> [Short task]: Write the listing below out again exactly, dropping the images.

> [Supplied data]:
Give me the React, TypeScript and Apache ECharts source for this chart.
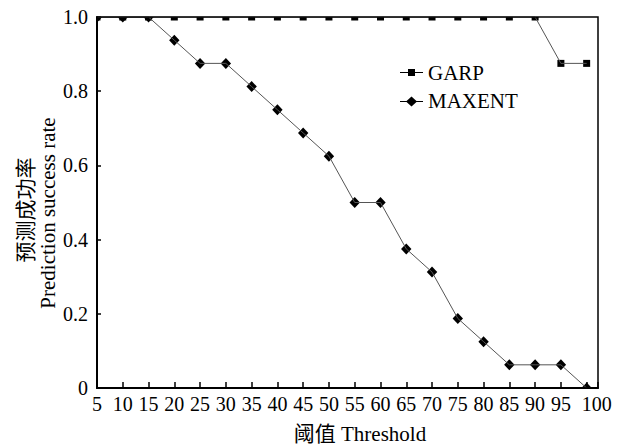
import React, { useEffect, useRef } from "react";
import * as echarts from "echarts";

const thresholds = [5, 10, 15, 20, 25, 30, 35, 40, 45, 50, 55, 60, 65, 70, 75, 80, 85, 90, 95, 100];
const garp = [1, 1, 1, 1, 1, 1, 1, 1, 1, 1, 1, 1, 1, 1, 1, 1, 1, 1, 0.875, 0.875];
const maxent = [1, 1, 1, 0.9375, 0.875, 0.875, 0.8125, 0.75, 0.6875, 0.625, 0.5, 0.5, 0.375, 0.3125, 0.1875, 0.125, 0.0625, 0.0625, 0.0625, 0];
const seriesNames = ["GARP", "MAXENT"];
const xTitle = "阈值 Threshold";
const yTitleCn = "预测成功率";
const yTitleEn = "Prediction success rate";

const FONT = "'Liberation Serif', 'Times New Roman', 'Noto Sans CJK SC', serif";

const G = { left: 97, top: 17, width: 501, height: 371 };

export default function App() {
  const ref = useRef<HTMLDivElement>(null);
  useEffect(() => {
    if (!ref.current) return;
    const chart = echarts.init(ref.current, undefined, { renderer: "svg" });
    const garpPts = thresholds.map((t, i) => [t, garp[i]]);
    const maxentPts = thresholds.map((t, i) => [t, maxent[i]]);
    chart.setOption({
      animation: false,
      backgroundColor: "#fff",
      grid: { left: G.left, top: G.top, width: G.width, height: G.height, containLabel: false },
      legend: {
        data: [
          { name: seriesNames[0], icon: "path://M0 4.5h23v1H0z M8 1.5h7v7H8z" },
          { name: seriesNames[1], icon: "path://M0 4.5h23v1H0z M11.5 0L17 5L11.5 10L6 5z" },
        ],
        orient: "vertical",
        left: 395,
        top: 57,
        itemWidth: 23,
        itemHeight: 10,
        itemGap: 8,
        symbolKeepAspect: true,
        textStyle: { fontSize: 21, color: "#000", fontFamily: FONT, padding: [0, 0, 0, 0] },
      },
      xAxis: {
        type: "value",
        min: 5,
        max: 102.2,
        interval: 5,
        axisLine: { show: true, lineStyle: { color: "#000", width: 2 } },
        axisTick: { show: true, inside: true, length: 6, lineStyle: { color: "#000", width: 1.5 } },
        splitLine: { show: false },
        axisLabel: {
          fontSize: 20,
          color: "#000",
          fontFamily: FONT,
          margin: 6,
          formatter: (v: number) => {
            if (Math.abs(v % 5) > 1e-6) return "";
            if (v === 100) return "{r|100}";
            return String(v);
          },
          rich: {
            r: { fontSize: 20, color: "#000", fontFamily: FONT, padding: [0, 0, 0, 20] },
          },
        },
      },
      yAxis: {
        type: "value",
        min: 0,
        max: 1,
        interval: 0.2,
        axisLine: { show: true, lineStyle: { color: "#000", width: 2 } },
        axisTick: { show: true, inside: true, length: 4, lineStyle: { color: "#000", width: 1.5 } },
        splitLine: { show: false },
        axisLabel: {
          fontSize: 20,
          color: "#000",
          fontFamily: FONT,
          margin: 9,
          formatter: (v: number) => (v === 0 ? "0" : v.toFixed(1)),
        },
      },
      graphic: [
        {
          type: "rect",
          z: 12,
          silent: true,
          shape: { x: G.left, y: G.top, width: G.width, height: G.height },
          style: { fill: "none", stroke: "#000", lineWidth: 1.5 },
        },
        {
          type: "text",
          z: 20,
          x: 360,
          y: 434,
          style: { text: xTitle, fontSize: 21, fontFamily: FONT, fill: "#000", textAlign: "center", textVerticalAlign: "middle" },
        },
        {
          type: "text",
          z: 20,
          x: 26,
          y: 210,
          rotation: Math.PI / 2,
          style: { text: yTitleCn, fontSize: 21, fontFamily: FONT, fill: "#000", textAlign: "center", textVerticalAlign: "middle" },
        },
        {
          type: "text",
          z: 20,
          x: 48,
          y: 213,
          rotation: Math.PI / 2,
          style: { text: yTitleEn, fontSize: 21, fontFamily: FONT, fill: "#000", textAlign: "center", textVerticalAlign: "middle" },
        },
      ],
      series: [
        {
          name: seriesNames[0],
          type: "line",
          data: garpPts,
          symbol: "none",
          clip: true,
          itemStyle: { color: "#000" },
          lineStyle: { color: "#555", width: 1 },
        },
        {
          name: seriesNames[1],
          type: "line",
          data: maxentPts,
          symbol: "none",
          clip: true,
          itemStyle: { color: "#000" },
          lineStyle: { color: "#555", width: 1 },
        },
        {
          type: "custom",
          clip: true,
          data: garpPts,
          encode: { x: 0, y: 1 },
          renderItem: (_p: any, api: any) => {
            const c = api.coord([api.value(0), api.value(1)]);
            return {
              type: "rect",
              shape: { x: c[0] - 3.5, y: c[1] - 3.5, width: 7, height: 7 },
              style: { fill: "#000" },
            };
          },
        },
        {
          type: "custom",
          clip: true,
          data: maxentPts,
          encode: { x: 0, y: 1 },
          renderItem: (_p: any, api: any) => {
            const c = api.coord([api.value(0), api.value(1)]);
            return {
              type: "polygon",
              shape: {
                points: [
                  [c[0], c[1] - 5.5],
                  [c[0] + 5.2, c[1]],
                  [c[0], c[1] + 5.5],
                  [c[0] - 5.2, c[1]],
                ],
              },
              style: { fill: "#000" },
            };
          },
        },
      ],
    });
    return () => chart.dispose();
  }, []);
  return <div ref={ref} style={{ position: "fixed", left: 0, top: 0, width: 627, height: 446 }} />;
}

> [Exercise result]:
Give me the React, TypeScript and Apache ECharts source for this chart.
import React, { useEffect, useRef } from "react";
import * as echarts from "echarts";

const thresholds = [5, 10, 15, 20, 25, 30, 35, 40, 45, 50, 55, 60, 65, 70, 75, 80, 85, 90, 95, 100];
const garp = [1, 1, 1, 1, 1, 1, 1, 1, 1, 1, 1, 1, 1, 1, 1, 1, 1, 1, 0.875, 0.875];
const maxent = [1, 1, 1, 0.9375, 0.875, 0.875, 0.8125, 0.75, 0.6875, 0.625, 0.5, 0.5, 0.375, 0.3125, 0.1875, 0.125, 0.0625, 0.0625, 0.0625, 0];
const seriesNames = ["GARP", "MAXENT"];
const xTitle = "阈值 Threshold";
const yTitleCn = "预测成功率";
const yTitleEn = "Prediction success rate";

const FONT = "'Liberation Serif', 'Times New Roman', 'Noto Sans CJK SC', serif";

const G = { left: 97, top: 17, width: 501, height: 371 };

export default function App() {
  const ref = useRef<HTMLDivElement>(null);
  useEffect(() => {
    if (!ref.current) return;
    const chart = echarts.init(ref.current, undefined, { renderer: "svg" });
    const garpPts = thresholds.map((t, i) => [t, garp[i]]);
    const maxentPts = thresholds.map((t, i) => [t, maxent[i]]);
    chart.setOption({
      animation: false,
      backgroundColor: "#fff",
      grid: { left: G.left, top: G.top, width: G.width, height: G.height, containLabel: false },
      legend: {
        data: [
          { name: seriesNames[0], icon: "path://M0 4.5h23v1H0z M8 1.5h7v7H8z" },
          { name: seriesNames[1], icon: "path://M0 4.5h23v1H0z M11.5 0L17 5L11.5 10L6 5z" },
        ],
        orient: "vertical",
        left: 395,
        top: 57,
        itemWidth: 23,
        itemHeight: 10,
        itemGap: 8,
        symbolKeepAspect: true,
        textStyle: { fontSize: 21, color: "#000", fontFamily: FONT, padding: [0, 0, 0, 0] },
      },
      xAxis: {
        type: "value",
        min: 5,
        max: 102.2,
        interval: 5,
        axisLine: { show: true, lineStyle: { color: "#000", width: 2 } },
        axisTick: { show: true, inside: true, length: 6, lineStyle: { color: "#000", width: 1.5 } },
        splitLine: { show: false },
        axisLabel: {
          fontSize: 20,
          color: "#000",
          fontFamily: FONT,
          margin: 6,
          formatter: (v: number) => {
            if (Math.abs(v % 5) > 1e-6) return "";
            if (v === 100) return "{r|100}";
            return String(v);
          },
          rich: {
            r: { fontSize: 20, color: "#000", fontFamily: FONT, padding: [0, 0, 0, 20] },
          },
        },
      },
      yAxis: {
        type: "value",
        min: 0,
        max: 1,
        interval: 0.2,
        axisLine: { show: true, lineStyle: { color: "#000", width: 2 } },
        axisTick: { show: true, inside: true, length: 4, lineStyle: { color: "#000", width: 1.5 } },
        splitLine: { show: false },
        axisLabel: {
          fontSize: 20,
          color: "#000",
          fontFamily: FONT,
          margin: 9,
          formatter: (v: number) => (v === 0 ? "0" : v.toFixed(1)),
        },
      },
      graphic: [
        {
          type: "rect",
          z: 12,
          silent: true,
          shape: { x: G.left, y: G.top, width: G.width, height: G.height },
          style: { fill: "none", stroke: "#000", lineWidth: 1.5 },
        },
        {
          type: "text",
          z: 20,
          x: 360,
          y: 434,
          style: { text: xTitle, fontSize: 21, fontFamily: FONT, fill: "#000", textAlign: "center", textVerticalAlign: "middle" },
        },
        {
          type: "text",
          z: 20,
          x: 26,
          y: 210,
          rotation: Math.PI / 2,
          style: { text: yTitleCn, fontSize: 21, fontFamily: FONT, fill: "#000", textAlign: "center", textVerticalAlign: "middle" },
        },
        {
          type: "text",
          z: 20,
          x: 48,
          y: 213,
          rotation: Math.PI / 2,
          style: { text: yTitleEn, fontSize: 21, fontFamily: FONT, fill: "#000", textAlign: "center", textVerticalAlign: "middle" },
        },
      ],
      series: [
        {
          name: seriesNames[0],
          type: "line",
          data: garpPts,
          symbol: "none",
          clip: true,
          itemStyle: { color: "#000" },
          lineStyle: { color: "#555", width: 1 },
        },
        {
          name: seriesNames[1],
          type: "line",
          data: maxentPts,
          symbol: "none",
          clip: true,
          itemStyle: { color: "#000" },
          lineStyle: { color: "#555", width: 1 },
        },
        {
          type: "custom",
          clip: true,
          data: garpPts,
          encode: { x: 0, y: 1 },
          renderItem: (_p: any, api: any) => {
            const c = api.coord([api.value(0), api.value(1)]);
            return {
              type: "rect",
              shape: { x: c[0] - 3.5, y: c[1] - 3.5, width: 7, height: 7 },
              style: { fill: "#000" },
            };
          },
        },
        {
          type: "custom",
          clip: true,
          data: maxentPts,
          encode: { x: 0, y: 1 },
          renderItem: (_p: any, api: any) => {
            const c = api.coord([api.value(0), api.value(1)]);
            return {
              type: "polygon",
              shape: {
                points: [
                  [c[0], c[1] - 5.5],
                  [c[0] + 5.2, c[1]],
                  [c[0], c[1] + 5.5],
                  [c[0] - 5.2, c[1]],
                ],
              },
              style: { fill: "#000" },
            };
          },
        },
      ],
    });
    return () => chart.dispose();
  }, []);
  return <div ref={ref} style={{ position: "fixed", left: 0, top: 0, width: 627, height: 446 }} />;
}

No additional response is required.